- **GIVEN REQUEST**
Please return nothing but the lines between the line holding "Clone this chart in Bokeh." and the line holding "from bokeh.resources import INLINE", both ends included, without the pictures.

## Begin RECORDED DATA

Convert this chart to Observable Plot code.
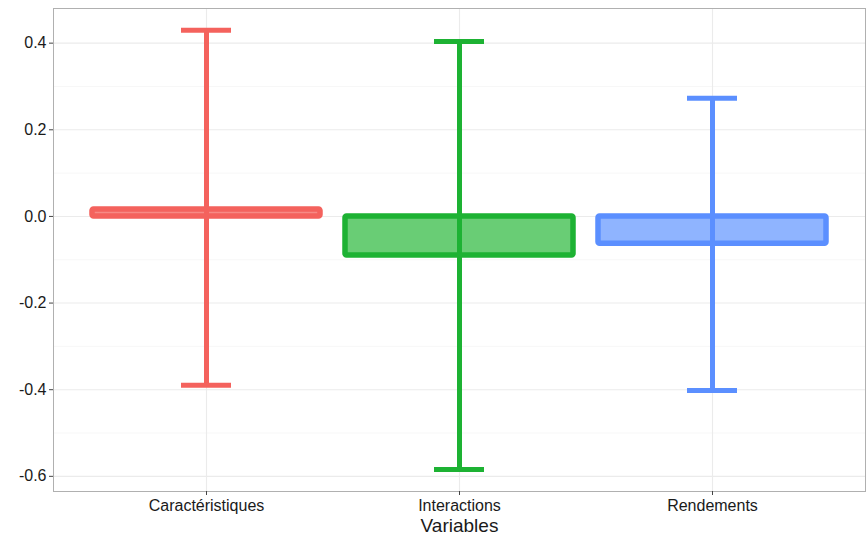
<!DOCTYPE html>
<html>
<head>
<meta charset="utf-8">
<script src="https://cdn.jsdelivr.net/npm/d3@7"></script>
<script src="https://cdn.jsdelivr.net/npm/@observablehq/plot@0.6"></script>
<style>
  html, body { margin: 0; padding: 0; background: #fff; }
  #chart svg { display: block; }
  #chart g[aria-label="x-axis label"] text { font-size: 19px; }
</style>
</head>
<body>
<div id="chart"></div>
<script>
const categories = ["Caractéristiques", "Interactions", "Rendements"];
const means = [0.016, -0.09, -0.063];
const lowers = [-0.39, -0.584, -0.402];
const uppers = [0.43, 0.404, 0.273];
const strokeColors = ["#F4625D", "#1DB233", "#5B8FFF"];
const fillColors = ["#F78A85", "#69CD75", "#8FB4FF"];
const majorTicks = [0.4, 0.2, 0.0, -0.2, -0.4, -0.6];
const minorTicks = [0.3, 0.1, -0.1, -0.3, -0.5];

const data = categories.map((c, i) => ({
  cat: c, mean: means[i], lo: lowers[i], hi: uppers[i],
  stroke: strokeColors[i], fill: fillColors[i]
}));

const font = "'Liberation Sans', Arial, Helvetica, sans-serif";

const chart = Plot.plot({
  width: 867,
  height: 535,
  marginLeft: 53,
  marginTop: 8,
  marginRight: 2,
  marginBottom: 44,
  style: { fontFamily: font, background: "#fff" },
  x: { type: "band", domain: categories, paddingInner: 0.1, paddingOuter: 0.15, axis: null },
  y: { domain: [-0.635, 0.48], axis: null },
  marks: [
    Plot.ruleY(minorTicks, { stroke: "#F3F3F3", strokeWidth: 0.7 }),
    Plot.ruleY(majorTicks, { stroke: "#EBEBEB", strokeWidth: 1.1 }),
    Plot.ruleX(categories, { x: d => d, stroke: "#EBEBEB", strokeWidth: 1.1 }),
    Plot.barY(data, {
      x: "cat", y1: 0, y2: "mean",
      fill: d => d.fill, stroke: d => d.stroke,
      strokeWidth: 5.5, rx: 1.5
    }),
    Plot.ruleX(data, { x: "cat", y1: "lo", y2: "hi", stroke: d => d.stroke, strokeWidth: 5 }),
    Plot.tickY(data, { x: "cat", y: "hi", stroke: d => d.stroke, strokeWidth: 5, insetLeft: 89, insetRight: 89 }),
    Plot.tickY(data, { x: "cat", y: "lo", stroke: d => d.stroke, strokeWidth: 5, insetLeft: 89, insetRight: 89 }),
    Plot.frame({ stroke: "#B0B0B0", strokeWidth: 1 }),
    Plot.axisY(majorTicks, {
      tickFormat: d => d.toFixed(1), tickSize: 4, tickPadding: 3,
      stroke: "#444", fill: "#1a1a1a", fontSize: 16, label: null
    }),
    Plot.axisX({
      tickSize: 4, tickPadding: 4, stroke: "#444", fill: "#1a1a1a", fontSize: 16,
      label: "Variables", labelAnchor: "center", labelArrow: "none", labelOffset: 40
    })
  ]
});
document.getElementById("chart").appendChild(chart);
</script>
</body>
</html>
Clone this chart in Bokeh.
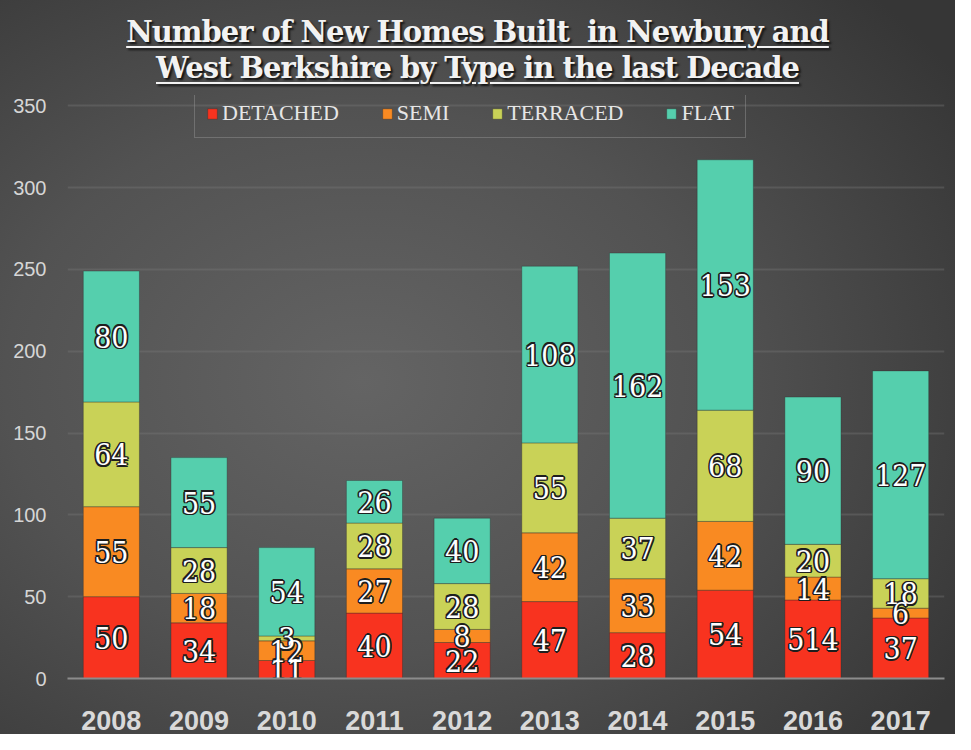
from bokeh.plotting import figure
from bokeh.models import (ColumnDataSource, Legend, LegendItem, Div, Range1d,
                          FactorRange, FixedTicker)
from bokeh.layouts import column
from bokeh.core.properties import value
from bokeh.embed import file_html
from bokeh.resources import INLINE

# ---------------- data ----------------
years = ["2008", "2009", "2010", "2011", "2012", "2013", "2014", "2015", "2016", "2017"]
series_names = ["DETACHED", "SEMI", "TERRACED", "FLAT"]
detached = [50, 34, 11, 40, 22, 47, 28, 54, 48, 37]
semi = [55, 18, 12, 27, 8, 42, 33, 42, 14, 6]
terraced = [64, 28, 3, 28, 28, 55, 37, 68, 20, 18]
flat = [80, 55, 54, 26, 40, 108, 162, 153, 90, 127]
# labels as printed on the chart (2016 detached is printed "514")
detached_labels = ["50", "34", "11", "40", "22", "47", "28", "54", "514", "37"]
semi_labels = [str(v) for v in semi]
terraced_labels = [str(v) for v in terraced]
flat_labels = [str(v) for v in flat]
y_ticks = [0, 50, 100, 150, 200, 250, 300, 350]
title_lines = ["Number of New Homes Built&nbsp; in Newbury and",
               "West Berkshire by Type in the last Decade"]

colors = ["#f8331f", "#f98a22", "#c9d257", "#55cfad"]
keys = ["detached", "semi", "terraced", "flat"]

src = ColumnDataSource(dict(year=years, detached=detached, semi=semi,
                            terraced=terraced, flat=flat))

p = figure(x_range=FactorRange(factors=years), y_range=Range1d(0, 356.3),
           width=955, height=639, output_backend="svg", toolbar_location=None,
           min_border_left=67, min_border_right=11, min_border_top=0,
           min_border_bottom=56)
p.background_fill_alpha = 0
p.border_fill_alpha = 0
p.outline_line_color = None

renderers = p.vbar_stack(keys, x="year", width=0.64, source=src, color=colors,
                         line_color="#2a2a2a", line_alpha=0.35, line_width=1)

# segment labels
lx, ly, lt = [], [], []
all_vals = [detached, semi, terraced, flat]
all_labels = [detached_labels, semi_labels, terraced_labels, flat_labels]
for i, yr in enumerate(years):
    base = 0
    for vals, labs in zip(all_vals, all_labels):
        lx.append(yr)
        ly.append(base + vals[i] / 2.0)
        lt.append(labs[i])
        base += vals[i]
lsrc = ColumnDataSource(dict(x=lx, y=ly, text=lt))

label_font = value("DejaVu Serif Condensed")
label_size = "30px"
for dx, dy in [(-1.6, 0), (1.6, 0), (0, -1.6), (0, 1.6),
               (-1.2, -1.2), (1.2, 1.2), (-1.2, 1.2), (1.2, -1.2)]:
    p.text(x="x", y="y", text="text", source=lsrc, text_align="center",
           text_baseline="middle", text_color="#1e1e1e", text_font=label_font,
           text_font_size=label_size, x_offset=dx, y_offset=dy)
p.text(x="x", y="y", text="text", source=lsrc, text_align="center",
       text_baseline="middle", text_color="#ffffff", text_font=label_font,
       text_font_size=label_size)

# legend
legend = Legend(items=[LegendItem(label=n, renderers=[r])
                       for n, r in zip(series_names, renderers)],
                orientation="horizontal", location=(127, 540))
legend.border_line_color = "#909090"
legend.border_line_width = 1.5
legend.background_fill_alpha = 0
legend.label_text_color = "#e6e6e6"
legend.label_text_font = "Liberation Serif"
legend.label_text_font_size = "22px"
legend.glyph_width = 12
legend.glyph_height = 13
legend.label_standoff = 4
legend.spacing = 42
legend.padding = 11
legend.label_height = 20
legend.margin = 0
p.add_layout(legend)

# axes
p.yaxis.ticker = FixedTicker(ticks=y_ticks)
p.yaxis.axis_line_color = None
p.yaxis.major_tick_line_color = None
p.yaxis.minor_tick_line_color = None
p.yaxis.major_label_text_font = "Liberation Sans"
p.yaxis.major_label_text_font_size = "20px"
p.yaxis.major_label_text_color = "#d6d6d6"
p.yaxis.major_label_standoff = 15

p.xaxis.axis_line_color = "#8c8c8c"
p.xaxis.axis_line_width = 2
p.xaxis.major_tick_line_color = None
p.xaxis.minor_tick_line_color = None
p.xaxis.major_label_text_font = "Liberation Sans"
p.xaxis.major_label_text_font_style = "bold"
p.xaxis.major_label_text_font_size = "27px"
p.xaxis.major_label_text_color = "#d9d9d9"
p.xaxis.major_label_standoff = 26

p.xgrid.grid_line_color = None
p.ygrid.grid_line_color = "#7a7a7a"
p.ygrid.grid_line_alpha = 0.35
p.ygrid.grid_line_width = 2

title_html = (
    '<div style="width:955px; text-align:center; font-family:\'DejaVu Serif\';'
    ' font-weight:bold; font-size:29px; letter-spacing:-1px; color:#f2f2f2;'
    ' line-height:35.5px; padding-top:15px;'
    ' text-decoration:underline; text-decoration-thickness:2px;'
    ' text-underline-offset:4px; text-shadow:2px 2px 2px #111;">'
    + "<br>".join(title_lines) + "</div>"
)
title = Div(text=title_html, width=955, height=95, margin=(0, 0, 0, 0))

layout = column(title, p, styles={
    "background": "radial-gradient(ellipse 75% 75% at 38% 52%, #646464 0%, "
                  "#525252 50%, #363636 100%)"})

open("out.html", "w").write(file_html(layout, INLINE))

## End RECORDED DATA

- **REPLY**
Clone this chart in Bokeh.
from bokeh.plotting import figure
from bokeh.models import (ColumnDataSource, Legend, LegendItem, Div, Range1d,
                          FactorRange, FixedTicker)
from bokeh.layouts import column
from bokeh.core.properties import value
from bokeh.embed import file_html
from bokeh.resources import INLINE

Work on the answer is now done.